- _DATASET EXTRACT_
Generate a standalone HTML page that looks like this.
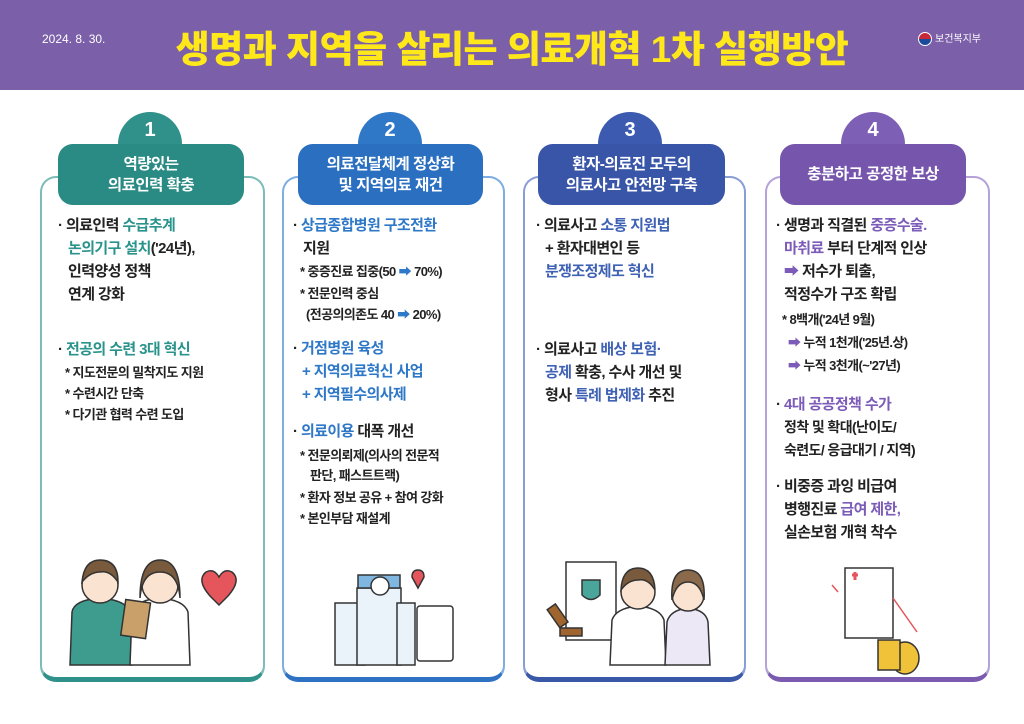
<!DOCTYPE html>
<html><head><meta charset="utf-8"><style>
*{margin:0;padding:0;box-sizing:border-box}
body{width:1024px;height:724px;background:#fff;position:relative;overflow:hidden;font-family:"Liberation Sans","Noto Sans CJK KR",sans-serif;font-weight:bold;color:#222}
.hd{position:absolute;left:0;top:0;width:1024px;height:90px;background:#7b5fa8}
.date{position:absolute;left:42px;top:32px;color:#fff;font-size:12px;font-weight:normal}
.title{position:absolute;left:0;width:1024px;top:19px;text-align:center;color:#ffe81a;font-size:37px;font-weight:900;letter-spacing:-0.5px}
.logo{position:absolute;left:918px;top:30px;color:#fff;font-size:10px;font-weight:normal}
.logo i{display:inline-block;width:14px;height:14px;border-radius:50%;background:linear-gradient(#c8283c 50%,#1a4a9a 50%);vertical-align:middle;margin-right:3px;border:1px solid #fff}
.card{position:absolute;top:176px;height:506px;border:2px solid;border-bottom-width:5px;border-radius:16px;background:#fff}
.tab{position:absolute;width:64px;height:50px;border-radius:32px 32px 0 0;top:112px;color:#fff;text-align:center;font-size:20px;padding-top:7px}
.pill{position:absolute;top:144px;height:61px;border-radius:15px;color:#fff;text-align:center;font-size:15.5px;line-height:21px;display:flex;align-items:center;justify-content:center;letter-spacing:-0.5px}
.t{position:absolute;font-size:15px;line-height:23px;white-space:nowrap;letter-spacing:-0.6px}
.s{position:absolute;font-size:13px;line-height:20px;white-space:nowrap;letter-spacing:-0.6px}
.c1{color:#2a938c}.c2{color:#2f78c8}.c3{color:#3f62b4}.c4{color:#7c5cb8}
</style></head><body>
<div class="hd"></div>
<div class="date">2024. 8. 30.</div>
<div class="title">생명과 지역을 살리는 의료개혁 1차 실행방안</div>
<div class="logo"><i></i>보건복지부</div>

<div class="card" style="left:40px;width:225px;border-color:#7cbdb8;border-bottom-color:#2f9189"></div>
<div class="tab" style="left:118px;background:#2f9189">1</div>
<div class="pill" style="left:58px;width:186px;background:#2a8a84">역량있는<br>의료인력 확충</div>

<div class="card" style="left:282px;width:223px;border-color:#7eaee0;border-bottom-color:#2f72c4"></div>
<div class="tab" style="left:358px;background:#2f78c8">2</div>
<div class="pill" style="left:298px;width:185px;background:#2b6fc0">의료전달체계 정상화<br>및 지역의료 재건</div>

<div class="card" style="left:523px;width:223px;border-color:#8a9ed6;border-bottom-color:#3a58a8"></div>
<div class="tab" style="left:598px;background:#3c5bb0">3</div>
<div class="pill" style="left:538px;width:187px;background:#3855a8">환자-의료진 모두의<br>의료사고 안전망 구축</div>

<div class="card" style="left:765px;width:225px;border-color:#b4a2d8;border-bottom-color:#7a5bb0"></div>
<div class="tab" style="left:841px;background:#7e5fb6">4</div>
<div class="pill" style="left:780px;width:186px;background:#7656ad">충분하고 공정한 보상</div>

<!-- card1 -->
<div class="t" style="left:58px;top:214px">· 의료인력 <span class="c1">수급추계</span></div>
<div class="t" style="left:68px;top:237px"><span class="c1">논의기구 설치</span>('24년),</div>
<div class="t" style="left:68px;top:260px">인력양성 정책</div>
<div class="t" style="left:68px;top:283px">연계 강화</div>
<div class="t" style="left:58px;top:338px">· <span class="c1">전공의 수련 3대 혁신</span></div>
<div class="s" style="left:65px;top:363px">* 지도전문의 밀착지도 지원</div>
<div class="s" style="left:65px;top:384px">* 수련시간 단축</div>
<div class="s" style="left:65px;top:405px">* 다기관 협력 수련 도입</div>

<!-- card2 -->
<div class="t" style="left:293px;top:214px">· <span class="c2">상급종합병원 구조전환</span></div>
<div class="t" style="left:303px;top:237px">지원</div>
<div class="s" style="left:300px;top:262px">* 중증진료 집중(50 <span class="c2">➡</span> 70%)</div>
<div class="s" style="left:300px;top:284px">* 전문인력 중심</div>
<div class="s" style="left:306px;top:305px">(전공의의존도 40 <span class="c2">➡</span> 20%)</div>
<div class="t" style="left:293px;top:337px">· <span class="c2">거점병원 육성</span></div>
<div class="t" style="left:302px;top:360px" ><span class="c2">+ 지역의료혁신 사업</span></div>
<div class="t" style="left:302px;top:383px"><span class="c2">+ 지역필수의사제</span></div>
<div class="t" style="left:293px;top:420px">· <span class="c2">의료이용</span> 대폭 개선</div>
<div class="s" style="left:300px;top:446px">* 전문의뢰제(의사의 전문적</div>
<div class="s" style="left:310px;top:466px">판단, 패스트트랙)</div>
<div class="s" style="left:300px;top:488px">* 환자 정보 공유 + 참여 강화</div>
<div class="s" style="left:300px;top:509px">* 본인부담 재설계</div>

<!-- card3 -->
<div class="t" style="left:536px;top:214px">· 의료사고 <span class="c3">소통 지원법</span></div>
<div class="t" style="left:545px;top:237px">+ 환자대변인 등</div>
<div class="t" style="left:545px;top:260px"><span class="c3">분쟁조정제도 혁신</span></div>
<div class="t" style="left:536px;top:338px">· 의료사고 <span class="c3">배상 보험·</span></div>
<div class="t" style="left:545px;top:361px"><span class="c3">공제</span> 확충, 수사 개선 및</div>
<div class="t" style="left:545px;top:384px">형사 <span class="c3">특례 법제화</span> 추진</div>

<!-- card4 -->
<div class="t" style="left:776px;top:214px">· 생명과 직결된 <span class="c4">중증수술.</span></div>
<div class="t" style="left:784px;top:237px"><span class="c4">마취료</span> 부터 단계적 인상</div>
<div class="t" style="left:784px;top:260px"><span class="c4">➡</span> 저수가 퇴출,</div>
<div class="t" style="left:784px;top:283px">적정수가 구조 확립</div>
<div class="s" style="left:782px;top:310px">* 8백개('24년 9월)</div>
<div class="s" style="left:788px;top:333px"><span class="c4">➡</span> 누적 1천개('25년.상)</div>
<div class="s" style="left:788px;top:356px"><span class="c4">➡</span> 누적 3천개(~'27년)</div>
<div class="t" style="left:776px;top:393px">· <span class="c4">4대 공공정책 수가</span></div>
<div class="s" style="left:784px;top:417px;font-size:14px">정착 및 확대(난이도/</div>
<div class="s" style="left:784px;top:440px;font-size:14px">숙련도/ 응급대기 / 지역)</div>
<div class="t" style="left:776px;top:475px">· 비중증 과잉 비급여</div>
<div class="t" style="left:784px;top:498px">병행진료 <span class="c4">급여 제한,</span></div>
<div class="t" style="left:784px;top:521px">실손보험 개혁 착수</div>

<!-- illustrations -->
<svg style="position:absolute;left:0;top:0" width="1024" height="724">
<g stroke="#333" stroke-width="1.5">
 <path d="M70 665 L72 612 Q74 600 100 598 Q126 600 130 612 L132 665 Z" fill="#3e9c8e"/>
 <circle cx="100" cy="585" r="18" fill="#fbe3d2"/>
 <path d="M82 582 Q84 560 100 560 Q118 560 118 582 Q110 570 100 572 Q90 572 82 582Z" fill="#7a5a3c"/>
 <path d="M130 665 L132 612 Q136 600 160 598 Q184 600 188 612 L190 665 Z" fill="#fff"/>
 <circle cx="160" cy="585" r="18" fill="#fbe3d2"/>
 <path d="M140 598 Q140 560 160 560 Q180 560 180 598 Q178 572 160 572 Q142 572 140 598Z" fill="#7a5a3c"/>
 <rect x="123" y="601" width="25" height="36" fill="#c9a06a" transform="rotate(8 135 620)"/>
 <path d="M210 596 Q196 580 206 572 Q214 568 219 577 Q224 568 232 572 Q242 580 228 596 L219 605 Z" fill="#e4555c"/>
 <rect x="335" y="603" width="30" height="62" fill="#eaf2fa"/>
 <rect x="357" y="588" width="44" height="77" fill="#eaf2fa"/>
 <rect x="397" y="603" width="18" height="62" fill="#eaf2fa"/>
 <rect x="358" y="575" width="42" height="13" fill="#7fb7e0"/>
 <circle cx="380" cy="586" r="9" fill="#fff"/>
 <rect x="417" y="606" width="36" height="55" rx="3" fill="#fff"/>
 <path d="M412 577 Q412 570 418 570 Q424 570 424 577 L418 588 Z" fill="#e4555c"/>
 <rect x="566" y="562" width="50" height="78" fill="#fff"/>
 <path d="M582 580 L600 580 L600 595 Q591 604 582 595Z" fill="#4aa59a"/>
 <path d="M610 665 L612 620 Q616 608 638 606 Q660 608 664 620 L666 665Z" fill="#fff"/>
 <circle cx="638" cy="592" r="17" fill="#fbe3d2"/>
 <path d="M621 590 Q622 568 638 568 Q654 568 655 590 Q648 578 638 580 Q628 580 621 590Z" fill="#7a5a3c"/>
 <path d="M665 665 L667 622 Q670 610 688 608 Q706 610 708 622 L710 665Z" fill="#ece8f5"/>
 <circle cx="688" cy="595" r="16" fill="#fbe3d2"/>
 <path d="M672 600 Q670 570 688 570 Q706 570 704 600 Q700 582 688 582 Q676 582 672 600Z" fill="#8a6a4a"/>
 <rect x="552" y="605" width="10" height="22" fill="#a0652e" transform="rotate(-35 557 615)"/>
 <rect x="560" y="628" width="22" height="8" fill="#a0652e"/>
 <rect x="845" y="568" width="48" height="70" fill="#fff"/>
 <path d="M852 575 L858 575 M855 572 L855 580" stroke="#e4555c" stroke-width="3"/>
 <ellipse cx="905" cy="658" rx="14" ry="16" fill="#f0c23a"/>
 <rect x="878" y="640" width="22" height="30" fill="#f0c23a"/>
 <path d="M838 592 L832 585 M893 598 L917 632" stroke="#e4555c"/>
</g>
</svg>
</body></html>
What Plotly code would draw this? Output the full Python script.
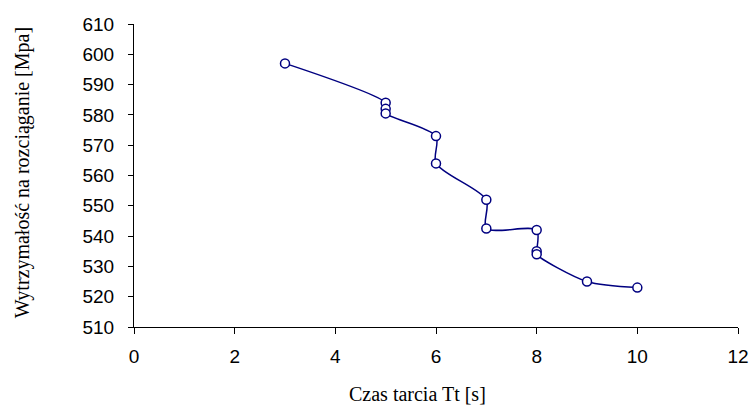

- _WHAT IS ASKED_
Using the listing above, list every line in which the string "this" occurs.

- _RESPONSE TO THE EXERCISE_
Generate a standalone HTML page that looks like this.
What Plotly code would draw this? Output the full Python script.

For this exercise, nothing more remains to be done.